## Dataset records
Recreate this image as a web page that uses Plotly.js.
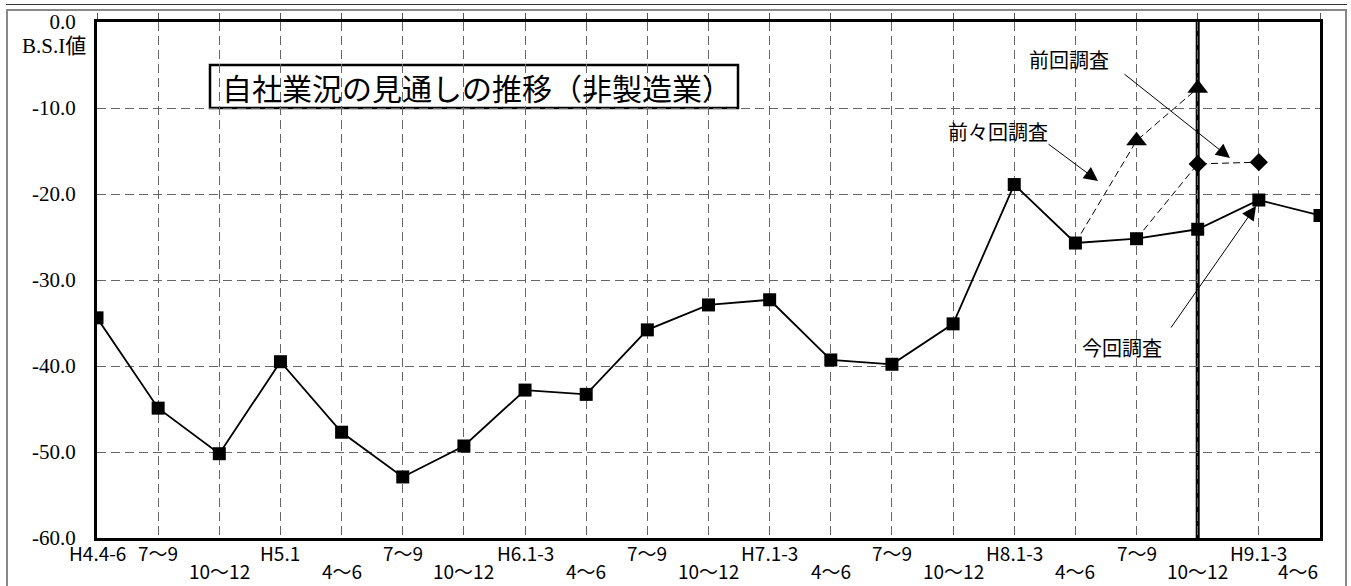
<!DOCTYPE html>
<html>
<head>
<meta charset="utf-8">
<script src="https://cdn.plot.ly/plotly-3.0.1.min.js"></script>
<style>
  html, body { margin: 0; padding: 0; background: #fff; }
  #wrap { position: relative; width: 1351px; height: 586px; }
  #chart { position: absolute; left: 0; top: 0; width: 1351px; height: 586px; }
  .frame { position: absolute; pointer-events: none; }
</style>
</head>
<body>
<div id="wrap">
  <div id="chart"></div>
  <div class="frame" style="left:6px; top:4px; width:1341px; height:0; border-top:1.5px solid #333;"></div>
  <div class="frame" style="left:6px; top:9px; width:1341px; height:0; border-top:2px solid #888;"></div>
  <div class="frame" style="left:6px; top:9px; width:0; height:577px; border-left:2px solid #888;"></div>
  <div class="frame" style="left:1345px; top:9px; width:0; height:577px; border-left:2px solid #888;"></div>
</div>
<script>
// ---- data ----
const categories = ['H4.4-6','7～9','10～12','H5.1','4～6','7～9','10～12','H6.1-3','4～6','7～9','10～12',
                    'H7.1-3','4～6','7～9','10～12','H8.1-3','4～6','7～9','10～12','H9.1-3','4～6'];
// 今回調査 (latest survey B.S.I values)
const currentSurvey = [-34.4,-44.9,-50.2,-39.5,-47.7,-52.9,-49.3,-42.8,-43.3,-35.8,-32.9,
                       -32.3,-39.3,-39.8,-35.1,-18.9,-25.7,-25.2,-24.1,-20.7,-22.5];
// 前々回調査 forecasts (start index and forecast values)
const prev2Start = 16;
const prev2Forecast = [-13.8, -7.7];
// 前回調査 forecasts
const prevStart = 17;
const prevForecast = [-16.5, -16.3];
// current survey period marker (thick vertical line)
const surveyPeriodIndex = 18;
const yTickVals = [0,-10,-20,-30,-40,-50,-60];
const yTickText = ['0.0','-10.0','-20.0','-30.0','-40.0','-50.0','-60.0'];

// ---- layout helpers (pixel -> paper) ----
const W = 1351, Hh = 586;
const M = {l:97, r:31, t:22, b:48};
const PW = W - M.l - M.r, PH = Hh - M.t - M.b;
const px = x => (x - M.l) / PW;
const py = y => 1 - (y - M.t) / PH;

const idx = categories.map((_, i) => i);
const CJK = '"Noto Sans CJK JP", "Noto Sans", sans-serif';
const SERIF = 'Liberation Serif, DejaVu Serif, serif';

function forecastTraces(start, values, symbol, size, name) {
  const xs = [start], ys = [currentSurvey[start]];
  values.forEach((v, k) => { xs.push(start + 1 + k); ys.push(v); });
  return [
    {x: xs, y: ys, type:'scatter', mode:'lines', name: name,
     line:{color:'#000', width:1, dash:'7px,4px'}, hoverinfo:'skip'},
    {x: xs.slice(1), y: ys.slice(1), type:'scatter', mode:'markers', name: name,
     marker:{symbol: symbol, color:'#000', size: size, opacity: 1, line:{width:0}}, hoverinfo:'skip'}
  ];
}

const traces = [
  ...forecastTraces(prev2Start, prev2Forecast, 'triangle-up', 18, '前々回調査'),
  ...forecastTraces(prevStart, prevForecast, 'diamond', 14, '前回調査'),
  {x: idx, y: currentSurvey, type:'scatter', mode:'lines+markers', name:'今回調査',
   line:{color:'#000', width:1.8},
   marker:{symbol:'square', color:'#000', size:13}, hoverinfo:'skip'}
];

const shapes = [
  // current survey period thick line
  {type:'line', xref:'x', yref:'paper', x0:surveyPeriodIndex, x1:surveyPeriodIndex, y0:0, y1:1,
   line:{color:'#000', width:4}, layer:'between'},
  // title box
  {type:'rect', xref:'paper', yref:'paper', x0:px(210), x1:px(738), y0:py(108), y1:py(65),
   fillcolor:'#fff', line:{color:'#000', width:2.5}, layer:'between'}
];

const annotations = [];
categories.forEach((c, i) => {
  const high = (i < 2) || (i % 2 === 1);
  annotations.push({
    x: i, xref:'x', y: 0, yref:'paper', yanchor:'middle',
    xanchor: i === categories.length - 1 ? 'right' : 'center',
    yshift: high ? -14 : -32, text: c, showarrow: false,
    font: {family: CJK, size: 19, color: '#000'}
  });
});
// title
annotations.push({
  x: px(477), y: py(87), xref:'paper', yref:'paper', xanchor:'center', yanchor:'middle',
  text:'自社業況の見通しの推移（非製造業）', showarrow:false,
  font:{family: CJK, size: 30, color:'#000'}
});
// y unit label
annotations.push({
  x: px(88), y: py(46), xref:'paper', yref:'paper', xanchor:'right', yanchor:'middle',
  text:'B.S.I値', showarrow:false,
  font:{family: SERIF + ', Noto Sans CJK JP', size: 21, color:'#000', weight: 'normal'}
});
// callout labels
[['前回調査', 1069, 59], ['前々回調査', 998, 132], ['今回調査', 1122, 347]].forEach(([t, x, y]) => {
  annotations.push({
    x: px(x), y: py(y), xref:'paper', yref:'paper', xanchor:'center', yanchor:'middle',
    text: t, showarrow:false, font:{family: CJK, size: 20, color:'#000'}
  });
});
// callout arrows: [startX, startY, tipX, tipY]
[[1123, 73, 1230, 158], [1047, 143, 1098, 181], [1170, 329, 1256, 206]].forEach(([sx, sy, tx, ty]) => {
  annotations.push({
    x: px(tx), y: py(ty), xref:'paper', yref:'paper', ax: sx - tx, ay: sy - ty,
    text:'', showarrow:true, arrowhead:2, arrowsize:2.8, arrowwidth:1, arrowcolor:'#000'
  });
});

const layout = {
  width: W, height: Hh,
  margin: {l:M.l, r:M.r, t:M.t, b:M.b, pad:0},
  paper_bgcolor:'rgba(0,0,0,0)', plot_bgcolor:'#fff',
  showlegend:false,
  xaxis: {
    range:[0, categories.length - 1], tickvals: idx, showticklabels:false,
    side:'top', ticks:'outside', ticklen:6, tickwidth:1, tickcolor:'#555',
    showgrid:true, gridcolor:'#666', gridwidth:1, griddash:'9px,5px',
    showline:true, linecolor:'#000', linewidth:3, mirror:true, zeroline:false,
    automargin:false, fixedrange:true
  },
  yaxis: {
    range:[-60, 0], tickvals: yTickVals, ticktext: yTickText,
    ticks:'outside', ticklen:14, tickcolor:'rgba(0,0,0,0)',
    tickfont:{family: SERIF, size:21, color:'#000', weight:'normal'},
    showgrid:true, gridcolor:'#666', gridwidth:1, griddash:'9px,5px',
    showline:true, linecolor:'#000', linewidth:3, mirror:true, zeroline:false,
    automargin:false, fixedrange:true
  },
  shapes, annotations
};

Plotly.newPlot('chart', traces, layout, {displayModeBar:false, staticPlot:true});
</script>
</body>
</html>
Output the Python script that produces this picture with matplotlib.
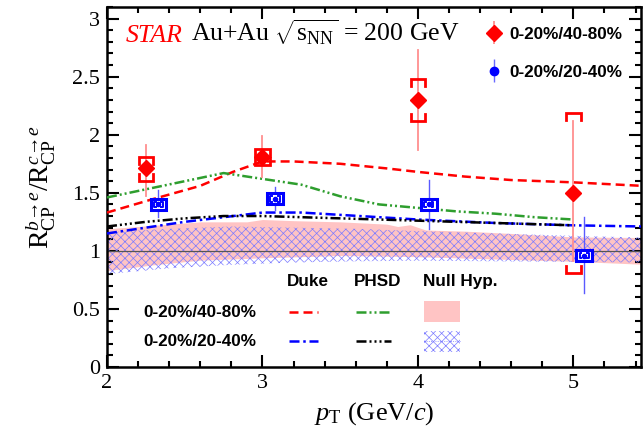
import numpy as np
import matplotlib
matplotlib.use("Agg")
import matplotlib.pyplot as plt
from matplotlib.patches import Rectangle
from matplotlib.ticker import MultipleLocator

plt.rcParams["mathtext.fontset"] = "custom"
plt.rcParams["mathtext.rm"] = "Liberation Serif"
plt.rcParams["mathtext.it"] = "Liberation Serif:italic"
plt.rcParams["hatch.linewidth"] = 0.5

SERIF = "Liberation Serif"
SANS = "Liberation Sans"

# ── data: measured ratio ────────────────────────────────────────────────────
x_4080   = [2.25, 3.00, 4.00, 5.00]
y_4080   = [1.71, 1.81, 2.30, 1.50]
stat_hi_4080 = [1.91, 1.99, 2.73, 2.12]
stat_lo_4080 = [1.47, 1.64, 1.87, 0.91]
sys_hi_4080  = [1.81, 1.88, 2.48, 2.19]
sys_lo_4080  = [1.60, 1.74, 2.12, 0.81]

x_2040   = [2.33, 3.08, 4.07, 5.07]
y_2040   = [1.40, 1.45, 1.40, 0.96]
stat_hi_2040 = [1.52, 1.55, 1.61, 1.29]
stat_lo_2040 = [1.29, 1.35, 1.19, 0.64]

# ── data: model curves ──────────────────────────────────────────────────────
duke_4080_x = [2.0, 2.28, 2.6, 2.81, 3.0, 3.2, 3.5, 3.8, 4.0, 4.3, 4.6, 5.0, 5.44]
duke_4080_y = [1.33, 1.44, 1.56, 1.68, 1.77, 1.77, 1.75, 1.71, 1.68, 1.64, 1.61, 1.59, 1.56]

phsd_4080_x = [2.0, 2.25, 2.5, 2.75, 3.0, 3.25, 3.5, 3.75, 4.0, 4.25, 4.5, 4.75, 5.0]
phsd_4080_y = [1.46, 1.53, 1.60, 1.67, 1.62, 1.57, 1.47, 1.40, 1.37, 1.34, 1.32, 1.29, 1.27]

duke_2040_x = [2.0, 2.25, 2.5, 2.75, 3.0, 3.25, 3.5, 4.0, 4.5, 5.0, 5.44]
duke_2040_y = [1.15, 1.20, 1.25, 1.29, 1.33, 1.33, 1.31, 1.27, 1.24, 1.22, 1.21]

phsd_2040_x = [2.0, 2.25, 2.5, 2.75, 3.0, 3.5, 4.0, 4.5, 5.0]
phsd_2040_y = [1.21, 1.25, 1.28, 1.30, 1.30, 1.28, 1.26, 1.24, 1.22]

# null hypothesis bands
null_4080_top_x = [2.0, 2.3, 2.6, 2.9, 3.0, 3.2, 3.5, 3.8, 3.87, 3.95, 4.05, 4.3, 4.6, 5.0, 5.44]
null_4080_top_y = [1.19, 1.22, 1.25, 1.25, 1.27, 1.26, 1.25, 1.23, 1.21, 1.225, 1.18, 1.17, 1.15, 1.12, 1.115]
null_4080_bot_x = [2.0, 2.3, 2.6, 3.0, 3.5, 4.0, 4.5, 5.0, 5.44]
null_4080_bot_y = [0.83, 0.88, 0.92, 0.94, 0.96, 0.95, 0.93, 0.91, 0.885]

null_2040_x     = [2.0, 2.4, 2.8, 3.2, 3.6, 4.0, 4.5, 5.0, 5.44]
null_2040_top_y = [1.16, 1.19, 1.21, 1.20, 1.19, 1.17, 1.15, 1.13, 1.115]
null_2040_bot_y = [0.80, 0.85, 0.88, 0.90, 0.91, 0.915, 0.91, 0.905, 0.90]

PINK   = "#ffc4c4"
GREEN  = "#2e9e2e"
HATCH  = "#7a7aff"
DASH_DUKE_4080 = (0, (3.6, 2.0))
DASH_PHSD_4080 = (0, (4.0, 1.2, 0.8, 1.2, 0.8, 1.2))
DASH_DUKE_2040 = (0, (4.0, 1.5, 1.0, 1.5))
DASH_PHSD_2040 = (0, (4.0, 1.2, 0.8, 1.2, 0.8, 1.2, 0.8, 1.2))


def red_bracket(ax, x, lo, hi, w=0.046, h=0.06, **kw):
    ax.plot([x - w, x - w, x + w, x + w], [hi - h, hi, hi, hi - h], **kw)
    ax.plot([x - w, x - w, x + w, x + w], [lo + h, lo, lo, lo + h], **kw)


fig = plt.figure(figsize=(6.43, 4.41), dpi=100)
ax = fig.add_axes([107 / 643, 1 - 367 / 441, (641 - 107) / 643, 360 / 441])

# bands
xb = np.array(null_4080_top_x)
ax.fill_between(xb, np.interp(xb, null_4080_bot_x, null_4080_bot_y),
                null_4080_top_y, color=PINK, lw=0, zorder=1)
ax.fill_between(null_2040_x, null_2040_bot_y, null_2040_top_y, facecolor="none",
                edgecolor=HATCH, hatch="xxxx", lw=0, zorder=2)
ax.axhline(1.0, color="#555555", lw=0.9, zorder=2)

# models
ax.plot(duke_4080_x, duke_4080_y, color="red", lw=1.8, ls=DASH_DUKE_4080, zorder=3)
ax.plot(phsd_4080_x, phsd_4080_y, color=GREEN, lw=1.8, ls=DASH_PHSD_4080, zorder=3)
ax.plot(duke_2040_x, duke_2040_y, color="blue", lw=1.8, ls=DASH_DUKE_2040, zorder=3)
ax.plot(phsd_2040_x, phsd_2040_y, color="black", lw=1.8, ls=DASH_PHSD_2040, zorder=3)

# 0-20%/40-80% points
for x, y, sl, sh, bl, bh in zip(x_4080, y_4080, stat_lo_4080, stat_hi_4080,
                                sys_lo_4080, sys_hi_4080):
    ax.plot([x, x], [sl, sh], color="#ff8f8f", lw=1.3, zorder=4)
    red_bracket(ax, x, bl, bh, color="red", lw=2.0, zorder=5,
                solid_joinstyle="miter")
ax.plot(x_4080, y_4080, "D", color="red", ms=8, mec="red", zorder=6)

# 0-20%/20-40% points
for x, y, sl, sh in zip(x_2040, y_2040, stat_lo_2040, stat_hi_2040):
    ax.plot([x, x], [sl, sh], color="#5a5aff", lw=1.0, zorder=4)
    ax.add_patch(Rectangle((x - 0.05, y - 0.045), 0.10, 0.09, facecolor="white",
                           edgecolor="blue", lw=2.2, zorder=5))
    ax.plot([x - 0.018, x - 0.03, x - 0.03, x - 0.018],
            [y + 0.025, y + 0.025, y - 0.025, y - 0.025], color="blue", lw=1.4, zorder=6)
    ax.plot([x + 0.018, x + 0.03, x + 0.03, x + 0.018],
            [y + 0.025, y + 0.025, y - 0.025, y - 0.025], color="blue", lw=1.4, zorder=6)
ax.plot(x_2040, y_2040, "o", color="blue", ms=3, zorder=6)

# title
ax.text(2.118, 2.80, "STAR", color="red", fontsize=18.5, family=SERIF,
        style="italic", va="baseline")
ax.text(2.54, 2.80, r"Au+Au $\sqrt{\mathrm{s}_{\mathrm{NN}}}$ = 200 GeV",
        fontsize=18.5, family=SERIF, va="baseline")

# top-right legend
ax.errorbar([4.49], [2.88], yerr=[0.1], fmt="D", color="red", ms=8,
            ecolor="#ff8f8f", elinewidth=1.3, capsize=0, zorder=6)
ax.errorbar([4.49], [2.55], yerr=[0.1], fmt="o", color="blue", ms=6,
            ecolor="#6a6aff", elinewidth=1.0, capsize=0, zorder=6)
ax.text(4.59, 2.86, "0-20%/40-80%", fontsize=12.3, family=SANS, weight="bold", va="center")
ax.text(4.59, 2.54, "0-20%/20-40%", fontsize=12.3, family=SANS, weight="bold", va="center")

# model legend
for xc, label in [(3.29, "Duke"), (3.74, "PHSD"), (4.27, "Null Hyp.")]:
    ax.text(xc, 0.74, label, fontsize=12.3, family=SANS, weight="bold",
            ha="center", va="center")
ax.text(2.60, 0.47, "0-20%/40-80%", fontsize=12.3, family=SANS, weight="bold",
        ha="center", va="center")
ax.text(2.60, 0.22, "0-20%/20-40%", fontsize=12.3, family=SANS, weight="bold",
        ha="center", va="center")
ax.plot([3.17, 3.36], [0.47, 0.47], color="red", lw=1.8, ls=DASH_DUKE_4080)
ax.plot([3.60, 3.83], [0.47, 0.47], color=GREEN, lw=1.8, ls=DASH_PHSD_4080)
ax.plot([3.17, 3.36], [0.22, 0.22], color="blue", lw=1.8, ls=DASH_DUKE_2040)
ax.plot([3.60, 3.83], [0.22, 0.22], color="black", lw=1.8, ls=DASH_PHSD_2040)
ax.add_patch(Rectangle((4.04, 0.39), 0.23, 0.18, facecolor=PINK, lw=0))
ax.add_patch(Rectangle((4.04, 0.13), 0.23, 0.18, facecolor="none",
                       edgecolor=HATCH, hatch="xxxx", lw=0))
ax.plot([4.04, 4.27], [0.22, 0.22], color=HATCH, lw=0.6, ls=":")

# axes
ax.set_xlim(2, 5.435)
ax.set_ylim(0, 3.1)
ax.xaxis.set_minor_locator(MultipleLocator(0.2))
ax.yaxis.set_minor_locator(MultipleLocator(0.1))
ax.tick_params(which="both", direction="in", top=True, right=True, width=1.5)
ax.tick_params(which="major", length=8.5, labelsize=16, pad=5)
ax.tick_params(which="minor", length=4.5)
for sp in ax.spines.values():
    sp.set_linewidth(1.8)
ax.set_yticks([0, 0.5, 1, 1.5, 2, 2.5, 3])
ax.set_yticklabels(["0", "0.5", "1", "1.5", "2", "2.5", "3"], family=SERIF)
ax.set_xticks([2, 3, 4, 5])
ax.set_xticklabels(["2", "3", "4", "5"], family=SERIF)

ax.set_xlabel(r"$p_{\mathrm{T}}$ (GeV/$c$)", fontsize=19, family=SERIF, labelpad=5)
ax.set_ylabel(r"$\mathrm{R}_{\mathrm{CP}}^{b\!\rightarrow\! e}/\mathrm{R}_{\mathrm{CP}}^{c\!\rightarrow\! e}$",
              fontsize=20, family=SERIF, labelpad=10)

fig.savefig("out.png", dpi=100)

## What the task asks
Take the lines from the one holding "Output the Python" to the one holding "from matplotlib.ticker import MultipleLocator", both lines included, and give them again exactly, with no pictures.

## Written answer
Output the Python script that produces this picture with matplotlib.
import numpy as np
import matplotlib
matplotlib.use("Agg")
import matplotlib.pyplot as plt
from matplotlib.patches import Rectangle
from matplotlib.ticker import MultipleLocator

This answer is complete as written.